=== Provided material ===

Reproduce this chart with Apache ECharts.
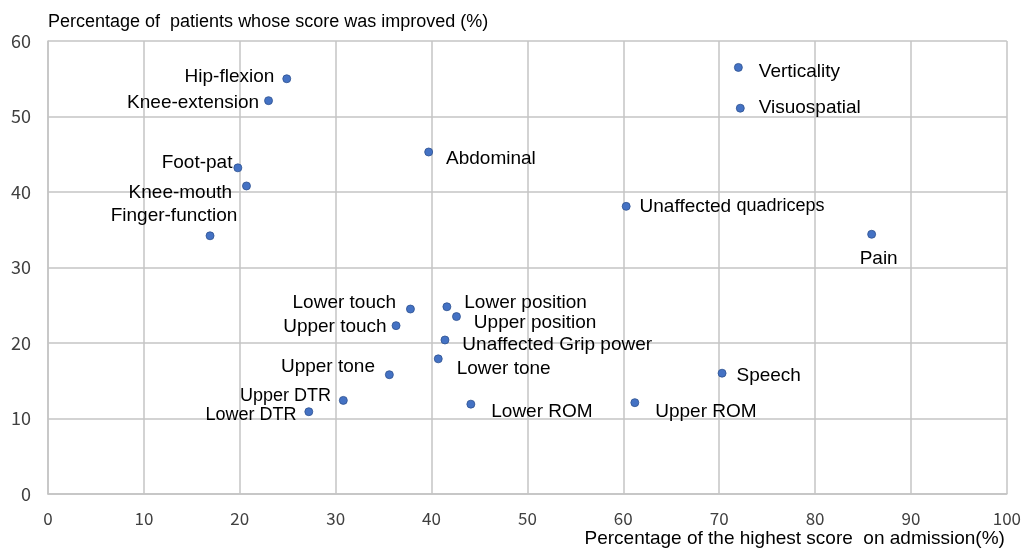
<!DOCTYPE html>
<html><head><meta charset="utf-8">
<script src="https://cdn.jsdelivr.net/npm/echarts@6/dist/echarts.min.js"></script>
<style>html,body{margin:0;padding:0;background:#fff}#c{width:1024px;height:549px}</style>
</head><body><div id="c"></div>
<script>
// Data
const names = ["Hip-flexion","Knee-extension","Foot-pat","Knee-mouth","Finger-function","Abdominal",
  "Verticality","Visuospatial","Unaffected quadriceps","Pain",
  "Lower touch","Lower position","Upper position","Upper touch","Unaffected Grip power","Lower tone",
  "Upper tone","Upper DTR","Lower DTR","Lower ROM","Upper ROM","Speech"];
const xValues = [24.9,23.0,19.8,20.7,16.9,39.7, 72.0,72.2,60.3,85.9, 37.8,41.6,42.6,36.3,41.4,40.7, 35.6,30.8,27.2,44.1,61.2,70.3];
const yValues = [55.0,52.1,43.2,40.8,34.2,45.3, 56.5,51.1,38.1,34.4, 24.5,24.8,23.5,22.3,20.4,17.9, 15.8,12.4,10.9,11.9,12.1,16.0];
const xTicks = [0,10,20,30,40,50,60,70,80,90,100];
const yTicks = [0,10,20,30,40,50,60];
const xTitle = "Percentage of the highest score  on admission(%)";
const yTitle = "Percentage of  patients whose score was improved (%)";

// Label layout (style only): [position, dx, dy, fontSize]
const labelLayout = {
  "Hip-flexion":["left",-8,-2,19],"Knee-extension":["left",-5,2,19],"Foot-pat":["left",-1,-5,19],
  "Knee-mouth":["left",-10,7,19],"Finger-function":["top",-36,-6,19],"Abdominal":["right",13,7,19],
  "Verticality":["right",16,4,19],"Visuospatial":["right",14,0,19],"Unaffected quadriceps":["right",9,0,19],
  "Pain":["bottom",7,11,19],"Lower touch":["left",-10,-6,19],"Lower position":["right",13,-4,19],
  "Upper position":["right",13,6,19],"Upper touch":["left",-5,1,19],"Unaffected Grip power":["right",13,5,19],
  "Lower tone":["right",14,10,19],"Upper tone":["left",-10,-8,19],"Upper DTR":["left",-8,-4,18],
  "Lower DTR":["left",-8,3,18],"Lower ROM":["right",16,8,19],"Upper ROM":["right",16,9,19],"Speech":["right",10,3,19]
};

const FONT = "Liberation Sans, Arial, sans-serif";
const TICKFONT = "Noto Sans CJK JP, sans-serif";
const points = names.map((n,i)=>{
  const l = labelLayout[n];
  const lab = {show:true, position:l[0], distance:0, offset:[l[1],l[2]], fontSize:l[3]};
  if (n === "Unaffected quadriceps") {
    lab.formatter = "{a|Unaffected }{b|quadriceps}";
  }
  return {name:n, value:[xValues[i], yValues[i]], label:lab};
});

const chart = echarts.init(document.getElementById('c'), null, {renderer:'canvas'});
const gridColor = '#c4c4c4';
chart.setOption({
  animation:false,
  grid:{left:48,right:15,top:41,bottom:55,containLabel:false},
  xAxis:{type:'value',min:xTicks[0],max:xTicks[xTicks.length-1],interval:xTicks[1]-xTicks[0],
    axisLine:{show:true,lineStyle:{color:gridColor,width:1.5}},axisTick:{show:false},
    splitLine:{show:true,lineStyle:{color:gridColor,width:1.5}},
    axisLabel:{color:'#404040',fontSize:17,margin:16,fontFamily:TICKFONT},
    name:xTitle,nameLocation:'end',nameGap:-2,
    nameTextStyle:{color:'#000',fontSize:19,fontFamily:FONT,align:'right',verticalAlign:'top',padding:[35,0,0,0]}},
  yAxis:{type:'value',min:yTicks[0],max:yTicks[yTicks.length-1],interval:yTicks[1]-yTicks[0],
    axisLine:{show:true,lineStyle:{color:gridColor,width:1.5}},axisTick:{show:false},
    splitLine:{show:true,lineStyle:{color:gridColor,width:1.5}},
    axisLabel:{color:'#404040',fontSize:18,margin:17,fontFamily:TICKFONT},
    name:yTitle,nameLocation:'end',nameGap:10,
    nameTextStyle:{color:'#000',fontSize:18,fontFamily:FONT,align:'left',verticalAlign:'bottom'}},
  series:[{
    type:'scatter',symbol:'circle',symbolSize:8,
    itemStyle:{color:'#4472C4',borderColor:'#2F528F',borderWidth:0.8,opacity:1},
    label:{color:'#000',fontSize:19,fontFamily:FONT,formatter:'{b}',
      rich:{a:{fontSize:19,fontFamily:FONT,color:'#000'},b:{fontSize:18,fontFamily:FONT,color:'#000'}}},
    emphasis:{disabled:true},
    data:points
  }]
});
</script></body></html>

===

[Short problem] Transcribe the whole listing exactly. Pictures are excluded.

[Answer to the task]
Reproduce this chart with Apache ECharts.
<!DOCTYPE html>
<html><head><meta charset="utf-8">
<script src="https://cdn.jsdelivr.net/npm/echarts@6/dist/echarts.min.js"></script>
<style>html,body{margin:0;padding:0;background:#fff}#c{width:1024px;height:549px}</style>
</head><body><div id="c"></div>
<script>
// Data
const names = ["Hip-flexion","Knee-extension","Foot-pat","Knee-mouth","Finger-function","Abdominal",
  "Verticality","Visuospatial","Unaffected quadriceps","Pain",
  "Lower touch","Lower position","Upper position","Upper touch","Unaffected Grip power","Lower tone",
  "Upper tone","Upper DTR","Lower DTR","Lower ROM","Upper ROM","Speech"];
const xValues = [24.9,23.0,19.8,20.7,16.9,39.7, 72.0,72.2,60.3,85.9, 37.8,41.6,42.6,36.3,41.4,40.7, 35.6,30.8,27.2,44.1,61.2,70.3];
const yValues = [55.0,52.1,43.2,40.8,34.2,45.3, 56.5,51.1,38.1,34.4, 24.5,24.8,23.5,22.3,20.4,17.9, 15.8,12.4,10.9,11.9,12.1,16.0];
const xTicks = [0,10,20,30,40,50,60,70,80,90,100];
const yTicks = [0,10,20,30,40,50,60];
const xTitle = "Percentage of the highest score  on admission(%)";
const yTitle = "Percentage of  patients whose score was improved (%)";

// Label layout (style only): [position, dx, dy, fontSize]
const labelLayout = {
  "Hip-flexion":["left",-8,-2,19],"Knee-extension":["left",-5,2,19],"Foot-pat":["left",-1,-5,19],
  "Knee-mouth":["left",-10,7,19],"Finger-function":["top",-36,-6,19],"Abdominal":["right",13,7,19],
  "Verticality":["right",16,4,19],"Visuospatial":["right",14,0,19],"Unaffected quadriceps":["right",9,0,19],
  "Pain":["bottom",7,11,19],"Lower touch":["left",-10,-6,19],"Lower position":["right",13,-4,19],
  "Upper position":["right",13,6,19],"Upper touch":["left",-5,1,19],"Unaffected Grip power":["right",13,5,19],
  "Lower tone":["right",14,10,19],"Upper tone":["left",-10,-8,19],"Upper DTR":["left",-8,-4,18],
  "Lower DTR":["left",-8,3,18],"Lower ROM":["right",16,8,19],"Upper ROM":["right",16,9,19],"Speech":["right",10,3,19]
};

const FONT = "Liberation Sans, Arial, sans-serif";
const TICKFONT = "Noto Sans CJK JP, sans-serif";
const points = names.map((n,i)=>{
  const l = labelLayout[n];
  const lab = {show:true, position:l[0], distance:0, offset:[l[1],l[2]], fontSize:l[3]};
  if (n === "Unaffected quadriceps") {
    lab.formatter = "{a|Unaffected }{b|quadriceps}";
  }
  return {name:n, value:[xValues[i], yValues[i]], label:lab};
});

const chart = echarts.init(document.getElementById('c'), null, {renderer:'canvas'});
const gridColor = '#c4c4c4';
chart.setOption({
  animation:false,
  grid:{left:48,right:15,top:41,bottom:55,containLabel:false},
  xAxis:{type:'value',min:xTicks[0],max:xTicks[xTicks.length-1],interval:xTicks[1]-xTicks[0],
    axisLine:{show:true,lineStyle:{color:gridColor,width:1.5}},axisTick:{show:false},
    splitLine:{show:true,lineStyle:{color:gridColor,width:1.5}},
    axisLabel:{color:'#404040',fontSize:17,margin:16,fontFamily:TICKFONT},
    name:xTitle,nameLocation:'end',nameGap:-2,
    nameTextStyle:{color:'#000',fontSize:19,fontFamily:FONT,align:'right',verticalAlign:'top',padding:[35,0,0,0]}},
  yAxis:{type:'value',min:yTicks[0],max:yTicks[yTicks.length-1],interval:yTicks[1]-yTicks[0],
    axisLine:{show:true,lineStyle:{color:gridColor,width:1.5}},axisTick:{show:false},
    splitLine:{show:true,lineStyle:{color:gridColor,width:1.5}},
    axisLabel:{color:'#404040',fontSize:18,margin:17,fontFamily:TICKFONT},
    name:yTitle,nameLocation:'end',nameGap:10,
    nameTextStyle:{color:'#000',fontSize:18,fontFamily:FONT,align:'left',verticalAlign:'bottom'}},
  series:[{
    type:'scatter',symbol:'circle',symbolSize:8,
    itemStyle:{color:'#4472C4',borderColor:'#2F528F',borderWidth:0.8,opacity:1},
    label:{color:'#000',fontSize:19,fontFamily:FONT,formatter:'{b}',
      rich:{a:{fontSize:19,fontFamily:FONT,color:'#000'},b:{fontSize:18,fontFamily:FONT,color:'#000'}}},
    emphasis:{disabled:true},
    data:points
  }]
});
</script></body></html>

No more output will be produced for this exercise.